## [DATA EXTRACT]
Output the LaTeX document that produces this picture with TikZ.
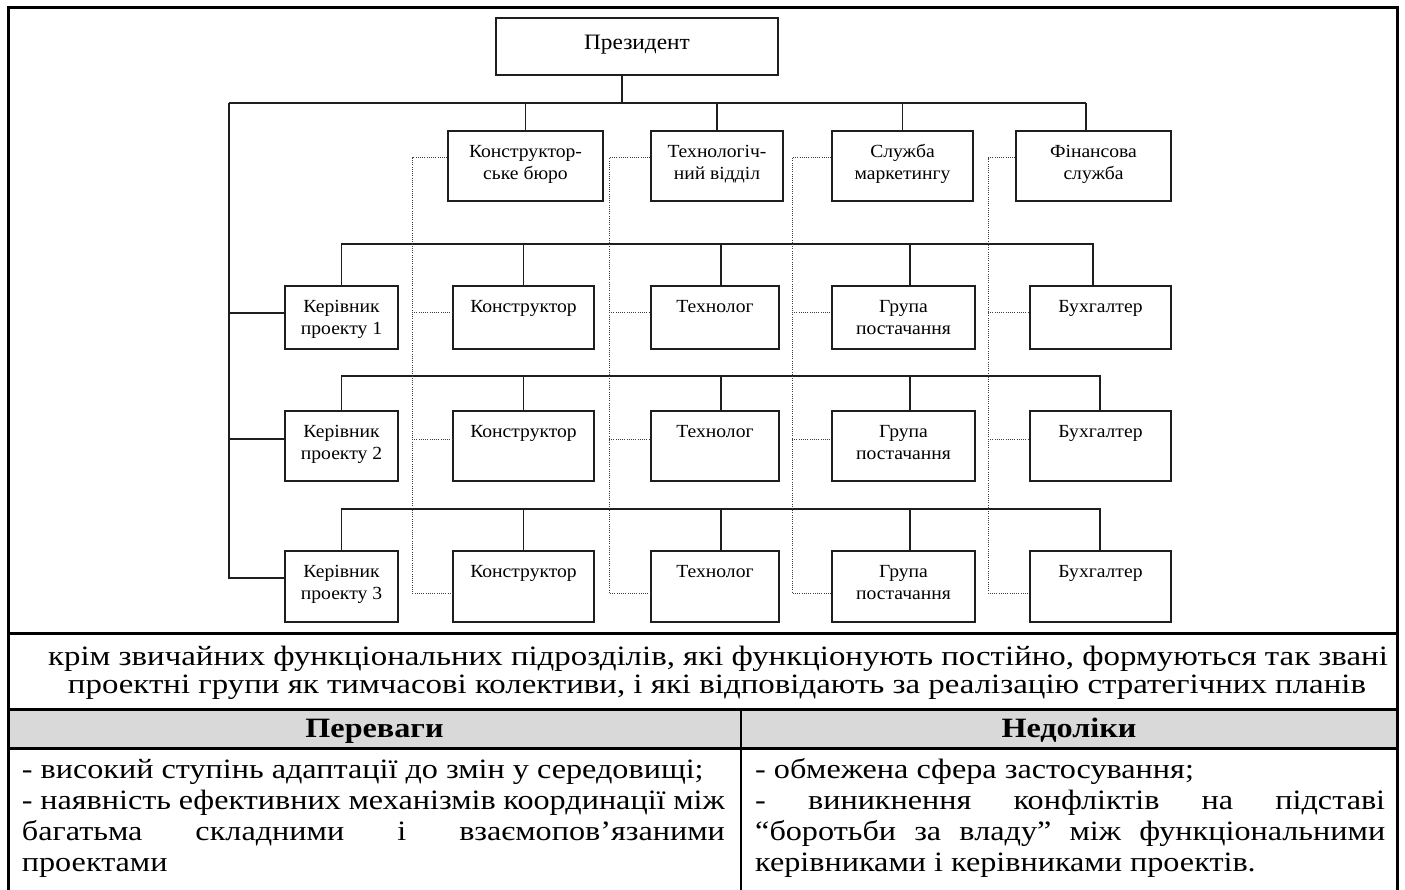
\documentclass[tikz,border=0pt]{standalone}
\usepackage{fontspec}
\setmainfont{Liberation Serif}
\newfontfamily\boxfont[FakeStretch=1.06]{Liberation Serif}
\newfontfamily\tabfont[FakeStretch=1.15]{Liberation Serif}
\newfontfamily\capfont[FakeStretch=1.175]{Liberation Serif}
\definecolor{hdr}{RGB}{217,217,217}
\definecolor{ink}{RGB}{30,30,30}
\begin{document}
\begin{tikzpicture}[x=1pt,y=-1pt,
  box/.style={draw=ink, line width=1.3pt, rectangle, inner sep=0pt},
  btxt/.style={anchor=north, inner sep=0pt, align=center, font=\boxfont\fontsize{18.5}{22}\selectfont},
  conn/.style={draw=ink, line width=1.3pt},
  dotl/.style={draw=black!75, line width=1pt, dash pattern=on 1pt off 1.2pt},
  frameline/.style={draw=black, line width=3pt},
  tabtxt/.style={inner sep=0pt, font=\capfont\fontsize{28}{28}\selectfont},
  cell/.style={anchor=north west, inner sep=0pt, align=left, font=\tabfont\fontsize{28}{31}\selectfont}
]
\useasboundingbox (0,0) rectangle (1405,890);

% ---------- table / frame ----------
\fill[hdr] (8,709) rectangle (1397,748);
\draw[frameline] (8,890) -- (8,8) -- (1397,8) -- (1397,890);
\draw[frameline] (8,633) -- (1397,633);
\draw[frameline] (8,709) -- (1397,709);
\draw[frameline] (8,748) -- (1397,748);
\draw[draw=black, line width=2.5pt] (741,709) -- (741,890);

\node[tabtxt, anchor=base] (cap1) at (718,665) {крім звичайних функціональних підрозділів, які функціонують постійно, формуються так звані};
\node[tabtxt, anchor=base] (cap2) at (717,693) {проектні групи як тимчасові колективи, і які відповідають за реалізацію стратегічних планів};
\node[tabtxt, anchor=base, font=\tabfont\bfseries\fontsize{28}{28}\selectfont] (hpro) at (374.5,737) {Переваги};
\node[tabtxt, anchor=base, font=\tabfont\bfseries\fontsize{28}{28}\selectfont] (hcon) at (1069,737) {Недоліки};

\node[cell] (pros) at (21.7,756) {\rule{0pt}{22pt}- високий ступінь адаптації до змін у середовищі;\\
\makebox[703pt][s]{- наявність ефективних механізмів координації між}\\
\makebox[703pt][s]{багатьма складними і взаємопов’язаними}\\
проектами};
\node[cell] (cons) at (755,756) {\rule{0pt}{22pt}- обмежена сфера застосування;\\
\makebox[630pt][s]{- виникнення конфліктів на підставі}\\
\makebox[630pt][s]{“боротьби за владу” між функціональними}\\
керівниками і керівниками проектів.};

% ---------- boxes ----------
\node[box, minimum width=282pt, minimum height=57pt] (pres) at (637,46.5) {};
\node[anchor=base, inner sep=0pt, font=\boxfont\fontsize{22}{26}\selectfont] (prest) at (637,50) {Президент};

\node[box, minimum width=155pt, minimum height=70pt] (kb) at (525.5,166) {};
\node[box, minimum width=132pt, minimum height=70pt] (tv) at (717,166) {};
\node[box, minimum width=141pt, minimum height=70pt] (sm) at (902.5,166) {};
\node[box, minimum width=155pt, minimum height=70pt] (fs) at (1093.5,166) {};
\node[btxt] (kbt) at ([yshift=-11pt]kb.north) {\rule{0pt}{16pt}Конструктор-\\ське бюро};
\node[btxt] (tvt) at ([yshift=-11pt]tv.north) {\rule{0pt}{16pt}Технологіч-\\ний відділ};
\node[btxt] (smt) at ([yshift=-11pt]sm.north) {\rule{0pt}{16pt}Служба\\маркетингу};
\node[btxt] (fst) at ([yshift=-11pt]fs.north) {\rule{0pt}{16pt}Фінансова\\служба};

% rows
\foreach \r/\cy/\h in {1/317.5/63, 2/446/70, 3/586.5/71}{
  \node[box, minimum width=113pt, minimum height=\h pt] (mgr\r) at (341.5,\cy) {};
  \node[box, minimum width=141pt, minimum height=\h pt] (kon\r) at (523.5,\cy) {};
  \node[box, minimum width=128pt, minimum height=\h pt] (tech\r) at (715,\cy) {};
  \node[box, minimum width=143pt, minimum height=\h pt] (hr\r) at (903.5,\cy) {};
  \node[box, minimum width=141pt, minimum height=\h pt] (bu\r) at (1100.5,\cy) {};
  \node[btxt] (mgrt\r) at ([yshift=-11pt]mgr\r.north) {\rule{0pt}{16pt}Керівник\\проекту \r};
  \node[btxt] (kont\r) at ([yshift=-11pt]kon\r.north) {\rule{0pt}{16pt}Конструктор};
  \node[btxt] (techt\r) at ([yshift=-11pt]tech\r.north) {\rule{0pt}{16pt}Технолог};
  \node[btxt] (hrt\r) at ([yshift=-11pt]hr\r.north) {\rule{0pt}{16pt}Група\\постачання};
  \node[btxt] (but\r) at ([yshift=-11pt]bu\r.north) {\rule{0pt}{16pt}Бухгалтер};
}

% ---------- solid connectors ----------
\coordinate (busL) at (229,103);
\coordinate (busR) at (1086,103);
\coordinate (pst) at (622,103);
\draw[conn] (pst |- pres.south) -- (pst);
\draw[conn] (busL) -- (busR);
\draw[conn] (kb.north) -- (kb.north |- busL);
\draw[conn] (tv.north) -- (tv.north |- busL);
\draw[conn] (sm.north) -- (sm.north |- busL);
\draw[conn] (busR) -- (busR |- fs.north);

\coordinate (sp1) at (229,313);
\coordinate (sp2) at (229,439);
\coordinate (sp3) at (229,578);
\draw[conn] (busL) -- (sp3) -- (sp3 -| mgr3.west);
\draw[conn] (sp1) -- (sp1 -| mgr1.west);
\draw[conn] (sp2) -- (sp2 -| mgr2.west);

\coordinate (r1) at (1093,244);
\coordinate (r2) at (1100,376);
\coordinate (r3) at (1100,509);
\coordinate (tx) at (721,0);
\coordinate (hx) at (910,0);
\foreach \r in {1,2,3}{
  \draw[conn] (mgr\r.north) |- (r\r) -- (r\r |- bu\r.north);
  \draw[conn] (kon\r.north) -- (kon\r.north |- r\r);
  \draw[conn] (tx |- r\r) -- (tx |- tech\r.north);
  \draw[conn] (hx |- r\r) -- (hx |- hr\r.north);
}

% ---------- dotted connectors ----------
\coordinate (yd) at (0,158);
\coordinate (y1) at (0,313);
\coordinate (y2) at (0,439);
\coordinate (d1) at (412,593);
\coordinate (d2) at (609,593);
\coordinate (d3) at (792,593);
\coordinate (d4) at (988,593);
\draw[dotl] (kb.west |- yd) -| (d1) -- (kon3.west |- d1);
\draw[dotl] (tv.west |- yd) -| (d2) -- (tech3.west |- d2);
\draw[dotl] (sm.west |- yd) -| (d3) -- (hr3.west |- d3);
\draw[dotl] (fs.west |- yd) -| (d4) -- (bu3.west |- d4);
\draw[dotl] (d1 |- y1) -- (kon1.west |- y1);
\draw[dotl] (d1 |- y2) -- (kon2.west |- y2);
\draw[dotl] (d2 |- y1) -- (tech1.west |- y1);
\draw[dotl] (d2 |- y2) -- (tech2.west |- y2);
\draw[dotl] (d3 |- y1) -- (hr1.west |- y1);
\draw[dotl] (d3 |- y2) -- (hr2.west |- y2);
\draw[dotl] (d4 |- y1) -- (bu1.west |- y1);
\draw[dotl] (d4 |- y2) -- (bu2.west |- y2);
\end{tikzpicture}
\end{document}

## [PROBLEM DETAILS]
Quote the data above in full and without alteration; skip the pictures.

## [EXERCISE OUTPUT]
Output the LaTeX document that produces this picture with TikZ.
\documentclass[tikz,border=0pt]{standalone}
\usepackage{fontspec}
\setmainfont{Liberation Serif}
\newfontfamily\boxfont[FakeStretch=1.06]{Liberation Serif}
\newfontfamily\tabfont[FakeStretch=1.15]{Liberation Serif}
\newfontfamily\capfont[FakeStretch=1.175]{Liberation Serif}
\definecolor{hdr}{RGB}{217,217,217}
\definecolor{ink}{RGB}{30,30,30}
\begin{document}
\begin{tikzpicture}[x=1pt,y=-1pt,
  box/.style={draw=ink, line width=1.3pt, rectangle, inner sep=0pt},
  btxt/.style={anchor=north, inner sep=0pt, align=center, font=\boxfont\fontsize{18.5}{22}\selectfont},
  conn/.style={draw=ink, line width=1.3pt},
  dotl/.style={draw=black!75, line width=1pt, dash pattern=on 1pt off 1.2pt},
  frameline/.style={draw=black, line width=3pt},
  tabtxt/.style={inner sep=0pt, font=\capfont\fontsize{28}{28}\selectfont},
  cell/.style={anchor=north west, inner sep=0pt, align=left, font=\tabfont\fontsize{28}{31}\selectfont}
]
\useasboundingbox (0,0) rectangle (1405,890);

% ---------- table / frame ----------
\fill[hdr] (8,709) rectangle (1397,748);
\draw[frameline] (8,890) -- (8,8) -- (1397,8) -- (1397,890);
\draw[frameline] (8,633) -- (1397,633);
\draw[frameline] (8,709) -- (1397,709);
\draw[frameline] (8,748) -- (1397,748);
\draw[draw=black, line width=2.5pt] (741,709) -- (741,890);

\node[tabtxt, anchor=base] (cap1) at (718,665) {крім звичайних функціональних підрозділів, які функціонують постійно, формуються так звані};
\node[tabtxt, anchor=base] (cap2) at (717,693) {проектні групи як тимчасові колективи, і які відповідають за реалізацію стратегічних планів};
\node[tabtxt, anchor=base, font=\tabfont\bfseries\fontsize{28}{28}\selectfont] (hpro) at (374.5,737) {Переваги};
\node[tabtxt, anchor=base, font=\tabfont\bfseries\fontsize{28}{28}\selectfont] (hcon) at (1069,737) {Недоліки};

\node[cell] (pros) at (21.7,756) {\rule{0pt}{22pt}- високий ступінь адаптації до змін у середовищі;\\
\makebox[703pt][s]{- наявність ефективних механізмів координації між}\\
\makebox[703pt][s]{багатьма складними і взаємопов’язаними}\\
проектами};
\node[cell] (cons) at (755,756) {\rule{0pt}{22pt}- обмежена сфера застосування;\\
\makebox[630pt][s]{- виникнення конфліктів на підставі}\\
\makebox[630pt][s]{“боротьби за владу” між функціональними}\\
керівниками і керівниками проектів.};

% ---------- boxes ----------
\node[box, minimum width=282pt, minimum height=57pt] (pres) at (637,46.5) {};
\node[anchor=base, inner sep=0pt, font=\boxfont\fontsize{22}{26}\selectfont] (prest) at (637,50) {Президент};

\node[box, minimum width=155pt, minimum height=70pt] (kb) at (525.5,166) {};
\node[box, minimum width=132pt, minimum height=70pt] (tv) at (717,166) {};
\node[box, minimum width=141pt, minimum height=70pt] (sm) at (902.5,166) {};
\node[box, minimum width=155pt, minimum height=70pt] (fs) at (1093.5,166) {};
\node[btxt] (kbt) at ([yshift=-11pt]kb.north) {\rule{0pt}{16pt}Конструктор-\\ське бюро};
\node[btxt] (tvt) at ([yshift=-11pt]tv.north) {\rule{0pt}{16pt}Технологіч-\\ний відділ};
\node[btxt] (smt) at ([yshift=-11pt]sm.north) {\rule{0pt}{16pt}Служба\\маркетингу};
\node[btxt] (fst) at ([yshift=-11pt]fs.north) {\rule{0pt}{16pt}Фінансова\\служба};

% rows
\foreach \r/\cy/\h in {1/317.5/63, 2/446/70, 3/586.5/71}{
  \node[box, minimum width=113pt, minimum height=\h pt] (mgr\r) at (341.5,\cy) {};
  \node[box, minimum width=141pt, minimum height=\h pt] (kon\r) at (523.5,\cy) {};
  \node[box, minimum width=128pt, minimum height=\h pt] (tech\r) at (715,\cy) {};
  \node[box, minimum width=143pt, minimum height=\h pt] (hr\r) at (903.5,\cy) {};
  \node[box, minimum width=141pt, minimum height=\h pt] (bu\r) at (1100.5,\cy) {};
  \node[btxt] (mgrt\r) at ([yshift=-11pt]mgr\r.north) {\rule{0pt}{16pt}Керівник\\проекту \r};
  \node[btxt] (kont\r) at ([yshift=-11pt]kon\r.north) {\rule{0pt}{16pt}Конструктор};
  \node[btxt] (techt\r) at ([yshift=-11pt]tech\r.north) {\rule{0pt}{16pt}Технолог};
  \node[btxt] (hrt\r) at ([yshift=-11pt]hr\r.north) {\rule{0pt}{16pt}Група\\постачання};
  \node[btxt] (but\r) at ([yshift=-11pt]bu\r.north) {\rule{0pt}{16pt}Бухгалтер};
}

% ---------- solid connectors ----------
\coordinate (busL) at (229,103);
\coordinate (busR) at (1086,103);
\coordinate (pst) at (622,103);
\draw[conn] (pst |- pres.south) -- (pst);
\draw[conn] (busL) -- (busR);
\draw[conn] (kb.north) -- (kb.north |- busL);
\draw[conn] (tv.north) -- (tv.north |- busL);
\draw[conn] (sm.north) -- (sm.north |- busL);
\draw[conn] (busR) -- (busR |- fs.north);

\coordinate (sp1) at (229,313);
\coordinate (sp2) at (229,439);
\coordinate (sp3) at (229,578);
\draw[conn] (busL) -- (sp3) -- (sp3 -| mgr3.west);
\draw[conn] (sp1) -- (sp1 -| mgr1.west);
\draw[conn] (sp2) -- (sp2 -| mgr2.west);

\coordinate (r1) at (1093,244);
\coordinate (r2) at (1100,376);
\coordinate (r3) at (1100,509);
\coordinate (tx) at (721,0);
\coordinate (hx) at (910,0);
\foreach \r in {1,2,3}{
  \draw[conn] (mgr\r.north) |- (r\r) -- (r\r |- bu\r.north);
  \draw[conn] (kon\r.north) -- (kon\r.north |- r\r);
  \draw[conn] (tx |- r\r) -- (tx |- tech\r.north);
  \draw[conn] (hx |- r\r) -- (hx |- hr\r.north);
}

% ---------- dotted connectors ----------
\coordinate (yd) at (0,158);
\coordinate (y1) at (0,313);
\coordinate (y2) at (0,439);
\coordinate (d1) at (412,593);
\coordinate (d2) at (609,593);
\coordinate (d3) at (792,593);
\coordinate (d4) at (988,593);
\draw[dotl] (kb.west |- yd) -| (d1) -- (kon3.west |- d1);
\draw[dotl] (tv.west |- yd) -| (d2) -- (tech3.west |- d2);
\draw[dotl] (sm.west |- yd) -| (d3) -- (hr3.west |- d3);
\draw[dotl] (fs.west |- yd) -| (d4) -- (bu3.west |- d4);
\draw[dotl] (d1 |- y1) -- (kon1.west |- y1);
\draw[dotl] (d1 |- y2) -- (kon2.west |- y2);
\draw[dotl] (d2 |- y1) -- (tech1.west |- y1);
\draw[dotl] (d2 |- y2) -- (tech2.west |- y2);
\draw[dotl] (d3 |- y1) -- (hr1.west |- y1);
\draw[dotl] (d3 |- y2) -- (hr2.west |- y2);
\draw[dotl] (d4 |- y1) -- (bu1.west |- y1);
\draw[dotl] (d4 |- y2) -- (bu2.west |- y2);
\end{tikzpicture}
\end{document}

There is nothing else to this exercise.